* [Task prompt] Starting with the first line of the data that follows, transcribe every line verbatim until the line containing "94, 98, 102];" has been transcribed.

Source material start

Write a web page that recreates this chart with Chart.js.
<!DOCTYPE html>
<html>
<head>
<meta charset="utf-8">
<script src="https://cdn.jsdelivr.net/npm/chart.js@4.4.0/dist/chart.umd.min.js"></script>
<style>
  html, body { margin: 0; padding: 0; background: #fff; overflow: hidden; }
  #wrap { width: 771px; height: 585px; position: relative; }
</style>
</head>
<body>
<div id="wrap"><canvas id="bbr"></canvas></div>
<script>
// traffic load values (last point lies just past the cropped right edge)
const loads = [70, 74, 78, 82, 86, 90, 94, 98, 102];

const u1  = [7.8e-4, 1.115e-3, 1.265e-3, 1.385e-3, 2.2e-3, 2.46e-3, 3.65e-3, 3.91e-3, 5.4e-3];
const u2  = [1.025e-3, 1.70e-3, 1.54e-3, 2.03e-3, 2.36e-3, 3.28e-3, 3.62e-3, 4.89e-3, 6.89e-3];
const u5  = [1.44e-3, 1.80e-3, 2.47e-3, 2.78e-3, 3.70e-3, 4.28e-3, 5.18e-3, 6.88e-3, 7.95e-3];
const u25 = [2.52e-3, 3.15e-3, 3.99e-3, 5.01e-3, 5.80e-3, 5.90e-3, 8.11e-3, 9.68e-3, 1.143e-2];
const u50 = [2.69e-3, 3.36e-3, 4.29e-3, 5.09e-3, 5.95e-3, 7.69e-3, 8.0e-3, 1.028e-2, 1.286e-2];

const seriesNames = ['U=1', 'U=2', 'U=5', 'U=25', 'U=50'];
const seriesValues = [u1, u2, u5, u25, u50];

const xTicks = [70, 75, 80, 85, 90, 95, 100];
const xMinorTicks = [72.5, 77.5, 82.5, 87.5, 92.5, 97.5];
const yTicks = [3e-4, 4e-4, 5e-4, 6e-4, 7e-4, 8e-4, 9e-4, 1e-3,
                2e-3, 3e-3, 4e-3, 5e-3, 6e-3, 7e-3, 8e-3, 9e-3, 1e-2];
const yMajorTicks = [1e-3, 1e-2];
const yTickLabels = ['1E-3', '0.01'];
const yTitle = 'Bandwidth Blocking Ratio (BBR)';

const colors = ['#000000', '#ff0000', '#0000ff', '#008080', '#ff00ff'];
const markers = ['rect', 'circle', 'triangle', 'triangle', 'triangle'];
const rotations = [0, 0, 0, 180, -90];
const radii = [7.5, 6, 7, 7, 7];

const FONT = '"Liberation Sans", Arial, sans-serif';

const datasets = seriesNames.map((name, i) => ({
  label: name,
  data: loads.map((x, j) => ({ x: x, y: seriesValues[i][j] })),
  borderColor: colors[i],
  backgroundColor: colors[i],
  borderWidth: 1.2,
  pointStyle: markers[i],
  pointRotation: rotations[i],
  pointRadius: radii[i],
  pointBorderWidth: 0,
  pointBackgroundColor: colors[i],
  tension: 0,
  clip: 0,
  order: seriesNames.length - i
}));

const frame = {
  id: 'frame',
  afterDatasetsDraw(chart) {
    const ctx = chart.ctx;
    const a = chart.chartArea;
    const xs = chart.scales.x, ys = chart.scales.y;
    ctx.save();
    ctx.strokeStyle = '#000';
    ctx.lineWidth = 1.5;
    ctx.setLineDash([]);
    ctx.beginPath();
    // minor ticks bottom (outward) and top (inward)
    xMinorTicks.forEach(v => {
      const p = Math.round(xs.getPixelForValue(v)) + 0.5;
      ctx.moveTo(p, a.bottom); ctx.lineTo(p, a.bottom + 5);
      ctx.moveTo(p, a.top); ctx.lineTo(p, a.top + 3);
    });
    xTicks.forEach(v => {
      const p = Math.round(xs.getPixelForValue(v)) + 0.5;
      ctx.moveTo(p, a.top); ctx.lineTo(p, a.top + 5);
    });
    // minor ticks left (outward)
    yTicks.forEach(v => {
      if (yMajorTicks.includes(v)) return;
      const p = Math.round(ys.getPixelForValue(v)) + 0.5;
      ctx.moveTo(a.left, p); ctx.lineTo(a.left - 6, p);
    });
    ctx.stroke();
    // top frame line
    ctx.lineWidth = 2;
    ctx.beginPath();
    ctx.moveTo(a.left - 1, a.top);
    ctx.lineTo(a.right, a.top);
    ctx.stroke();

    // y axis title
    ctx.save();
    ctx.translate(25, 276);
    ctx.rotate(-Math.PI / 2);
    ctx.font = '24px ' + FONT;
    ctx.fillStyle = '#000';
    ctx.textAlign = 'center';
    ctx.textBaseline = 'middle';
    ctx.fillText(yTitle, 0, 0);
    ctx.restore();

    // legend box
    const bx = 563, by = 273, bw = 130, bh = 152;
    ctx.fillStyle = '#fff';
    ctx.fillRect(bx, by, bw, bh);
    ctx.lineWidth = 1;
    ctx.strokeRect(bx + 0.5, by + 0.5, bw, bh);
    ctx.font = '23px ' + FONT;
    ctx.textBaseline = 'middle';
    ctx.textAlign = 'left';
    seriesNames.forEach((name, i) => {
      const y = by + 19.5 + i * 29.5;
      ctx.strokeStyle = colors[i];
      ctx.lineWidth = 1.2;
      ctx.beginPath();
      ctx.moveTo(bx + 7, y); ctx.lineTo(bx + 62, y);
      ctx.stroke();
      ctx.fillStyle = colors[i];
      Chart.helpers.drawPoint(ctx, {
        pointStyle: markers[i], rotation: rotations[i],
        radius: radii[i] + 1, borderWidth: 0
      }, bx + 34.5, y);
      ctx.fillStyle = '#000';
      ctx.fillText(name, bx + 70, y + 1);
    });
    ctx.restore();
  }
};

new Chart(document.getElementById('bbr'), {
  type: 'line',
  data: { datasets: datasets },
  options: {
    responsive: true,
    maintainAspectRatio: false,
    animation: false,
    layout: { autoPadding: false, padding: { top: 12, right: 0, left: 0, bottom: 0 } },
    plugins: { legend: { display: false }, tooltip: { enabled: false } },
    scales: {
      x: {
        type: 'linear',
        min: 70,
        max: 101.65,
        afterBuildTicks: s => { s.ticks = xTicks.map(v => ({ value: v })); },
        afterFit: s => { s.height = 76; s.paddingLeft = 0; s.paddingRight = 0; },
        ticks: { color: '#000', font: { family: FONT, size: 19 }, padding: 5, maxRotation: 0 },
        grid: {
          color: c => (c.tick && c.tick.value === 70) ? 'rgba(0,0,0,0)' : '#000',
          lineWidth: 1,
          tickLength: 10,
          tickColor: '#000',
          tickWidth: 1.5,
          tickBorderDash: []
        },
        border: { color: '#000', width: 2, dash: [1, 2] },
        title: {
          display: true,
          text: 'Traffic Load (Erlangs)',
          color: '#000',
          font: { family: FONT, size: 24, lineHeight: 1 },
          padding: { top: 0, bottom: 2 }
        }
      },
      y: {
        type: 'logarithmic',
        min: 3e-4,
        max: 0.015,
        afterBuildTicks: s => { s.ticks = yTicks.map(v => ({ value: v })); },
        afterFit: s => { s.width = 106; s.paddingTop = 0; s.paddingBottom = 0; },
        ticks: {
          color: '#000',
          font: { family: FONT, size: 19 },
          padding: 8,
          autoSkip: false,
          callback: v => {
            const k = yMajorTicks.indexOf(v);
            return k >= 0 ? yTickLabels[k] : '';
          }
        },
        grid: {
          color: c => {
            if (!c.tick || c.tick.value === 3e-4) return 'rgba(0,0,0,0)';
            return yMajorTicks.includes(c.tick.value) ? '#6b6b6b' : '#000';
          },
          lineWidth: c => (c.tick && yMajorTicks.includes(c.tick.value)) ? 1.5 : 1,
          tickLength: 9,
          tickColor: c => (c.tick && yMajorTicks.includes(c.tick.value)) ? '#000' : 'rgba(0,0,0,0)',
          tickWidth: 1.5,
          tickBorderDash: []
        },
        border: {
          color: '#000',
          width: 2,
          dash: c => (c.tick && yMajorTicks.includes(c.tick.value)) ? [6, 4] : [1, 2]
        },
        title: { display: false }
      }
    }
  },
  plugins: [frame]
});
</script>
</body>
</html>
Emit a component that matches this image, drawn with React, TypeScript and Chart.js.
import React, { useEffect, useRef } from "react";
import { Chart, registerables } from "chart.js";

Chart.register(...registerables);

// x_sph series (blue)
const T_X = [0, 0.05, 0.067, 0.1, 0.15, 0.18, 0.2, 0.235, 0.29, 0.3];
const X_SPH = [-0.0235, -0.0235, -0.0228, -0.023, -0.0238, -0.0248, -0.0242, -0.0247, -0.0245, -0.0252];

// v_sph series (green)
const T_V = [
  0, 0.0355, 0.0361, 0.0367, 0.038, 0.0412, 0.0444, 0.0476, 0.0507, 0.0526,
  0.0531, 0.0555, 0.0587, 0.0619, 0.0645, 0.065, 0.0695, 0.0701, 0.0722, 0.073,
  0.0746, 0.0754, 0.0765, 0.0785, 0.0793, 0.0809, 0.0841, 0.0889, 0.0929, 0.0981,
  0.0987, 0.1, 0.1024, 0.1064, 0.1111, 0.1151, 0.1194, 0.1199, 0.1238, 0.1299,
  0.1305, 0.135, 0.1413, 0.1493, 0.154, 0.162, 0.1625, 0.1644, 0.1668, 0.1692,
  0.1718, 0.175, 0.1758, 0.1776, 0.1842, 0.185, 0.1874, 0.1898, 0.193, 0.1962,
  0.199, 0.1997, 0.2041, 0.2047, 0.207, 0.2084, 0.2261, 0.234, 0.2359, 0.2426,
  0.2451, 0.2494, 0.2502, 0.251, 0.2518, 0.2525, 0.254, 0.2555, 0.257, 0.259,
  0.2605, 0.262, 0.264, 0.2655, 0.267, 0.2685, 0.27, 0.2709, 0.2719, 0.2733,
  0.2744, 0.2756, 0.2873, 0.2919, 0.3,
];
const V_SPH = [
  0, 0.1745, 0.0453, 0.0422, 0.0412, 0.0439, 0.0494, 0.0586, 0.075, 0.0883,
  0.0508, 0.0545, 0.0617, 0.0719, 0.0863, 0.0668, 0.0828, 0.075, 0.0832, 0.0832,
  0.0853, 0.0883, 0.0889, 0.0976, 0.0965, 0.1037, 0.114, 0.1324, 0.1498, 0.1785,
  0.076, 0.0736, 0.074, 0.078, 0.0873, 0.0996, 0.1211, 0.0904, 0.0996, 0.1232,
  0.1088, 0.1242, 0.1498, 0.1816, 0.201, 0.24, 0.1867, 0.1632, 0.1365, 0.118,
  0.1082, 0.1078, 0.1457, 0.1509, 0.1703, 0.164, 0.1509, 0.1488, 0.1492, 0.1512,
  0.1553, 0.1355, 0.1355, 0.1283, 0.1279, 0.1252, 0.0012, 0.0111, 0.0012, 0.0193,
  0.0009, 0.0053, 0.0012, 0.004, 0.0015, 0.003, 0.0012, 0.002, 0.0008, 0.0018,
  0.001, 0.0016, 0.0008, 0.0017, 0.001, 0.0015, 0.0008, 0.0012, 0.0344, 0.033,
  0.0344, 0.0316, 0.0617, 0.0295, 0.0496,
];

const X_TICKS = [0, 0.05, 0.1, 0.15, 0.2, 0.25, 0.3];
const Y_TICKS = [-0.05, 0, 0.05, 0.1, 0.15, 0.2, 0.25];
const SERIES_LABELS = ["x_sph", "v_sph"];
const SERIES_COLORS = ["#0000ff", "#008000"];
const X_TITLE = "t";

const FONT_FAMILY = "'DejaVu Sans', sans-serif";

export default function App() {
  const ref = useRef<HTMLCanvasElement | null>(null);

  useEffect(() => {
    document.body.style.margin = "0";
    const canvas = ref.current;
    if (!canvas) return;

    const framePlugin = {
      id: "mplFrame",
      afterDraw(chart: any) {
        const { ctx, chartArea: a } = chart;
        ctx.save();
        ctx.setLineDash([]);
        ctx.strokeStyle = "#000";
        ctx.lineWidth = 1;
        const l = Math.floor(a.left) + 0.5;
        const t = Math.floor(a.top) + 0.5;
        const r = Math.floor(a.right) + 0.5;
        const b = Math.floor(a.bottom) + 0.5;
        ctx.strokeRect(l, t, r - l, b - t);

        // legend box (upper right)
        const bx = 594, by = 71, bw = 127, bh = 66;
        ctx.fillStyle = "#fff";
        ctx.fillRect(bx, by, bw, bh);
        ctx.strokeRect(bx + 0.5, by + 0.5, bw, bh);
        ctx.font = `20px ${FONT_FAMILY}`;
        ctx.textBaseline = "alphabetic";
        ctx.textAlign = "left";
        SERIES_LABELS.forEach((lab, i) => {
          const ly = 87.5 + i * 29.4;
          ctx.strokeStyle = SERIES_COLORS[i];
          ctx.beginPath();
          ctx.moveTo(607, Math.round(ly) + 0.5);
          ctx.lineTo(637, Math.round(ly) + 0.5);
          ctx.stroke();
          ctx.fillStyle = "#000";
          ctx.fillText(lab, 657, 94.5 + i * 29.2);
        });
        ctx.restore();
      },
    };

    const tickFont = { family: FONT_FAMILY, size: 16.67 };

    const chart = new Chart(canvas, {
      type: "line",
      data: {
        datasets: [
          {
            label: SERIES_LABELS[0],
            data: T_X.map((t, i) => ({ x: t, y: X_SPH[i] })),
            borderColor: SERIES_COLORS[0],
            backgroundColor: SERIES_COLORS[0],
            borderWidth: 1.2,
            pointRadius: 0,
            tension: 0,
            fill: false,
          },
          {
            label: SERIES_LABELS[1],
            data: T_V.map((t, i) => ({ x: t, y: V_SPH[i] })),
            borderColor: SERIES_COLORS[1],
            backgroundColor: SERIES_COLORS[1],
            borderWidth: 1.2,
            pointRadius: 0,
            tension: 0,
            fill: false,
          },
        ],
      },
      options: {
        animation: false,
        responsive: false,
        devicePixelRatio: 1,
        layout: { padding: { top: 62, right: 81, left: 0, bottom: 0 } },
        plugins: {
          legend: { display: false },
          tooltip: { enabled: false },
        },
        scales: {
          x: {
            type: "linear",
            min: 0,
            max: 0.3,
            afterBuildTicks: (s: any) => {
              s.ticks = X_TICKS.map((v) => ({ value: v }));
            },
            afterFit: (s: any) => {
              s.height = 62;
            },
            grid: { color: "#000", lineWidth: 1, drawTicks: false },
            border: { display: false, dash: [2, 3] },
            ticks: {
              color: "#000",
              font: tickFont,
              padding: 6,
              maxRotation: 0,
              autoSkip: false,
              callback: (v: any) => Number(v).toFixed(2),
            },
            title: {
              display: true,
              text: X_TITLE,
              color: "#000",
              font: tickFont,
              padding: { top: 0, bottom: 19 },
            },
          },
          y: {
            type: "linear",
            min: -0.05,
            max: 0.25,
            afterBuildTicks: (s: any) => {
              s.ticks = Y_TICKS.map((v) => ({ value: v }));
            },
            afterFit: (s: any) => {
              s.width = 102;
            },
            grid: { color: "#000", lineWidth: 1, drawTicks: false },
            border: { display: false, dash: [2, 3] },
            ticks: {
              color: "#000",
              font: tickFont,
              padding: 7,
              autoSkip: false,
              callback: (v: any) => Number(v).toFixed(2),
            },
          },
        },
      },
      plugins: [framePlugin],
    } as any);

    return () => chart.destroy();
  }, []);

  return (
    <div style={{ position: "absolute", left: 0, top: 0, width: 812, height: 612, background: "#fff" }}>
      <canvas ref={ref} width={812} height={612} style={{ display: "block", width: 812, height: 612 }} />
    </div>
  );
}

Source material end

* [Correct answer]
Write a web page that recreates this chart with Chart.js.
<!DOCTYPE html>
<html>
<head>
<meta charset="utf-8">
<script src="https://cdn.jsdelivr.net/npm/chart.js@4.4.0/dist/chart.umd.min.js"></script>
<style>
  html, body { margin: 0; padding: 0; background: #fff; overflow: hidden; }
  #wrap { width: 771px; height: 585px; position: relative; }
</style>
</head>
<body>
<div id="wrap"><canvas id="bbr"></canvas></div>
<script>
// traffic load values (last point lies just past the cropped right edge)
const loads = [70, 74, 78, 82, 86, 90, 94, 98, 102];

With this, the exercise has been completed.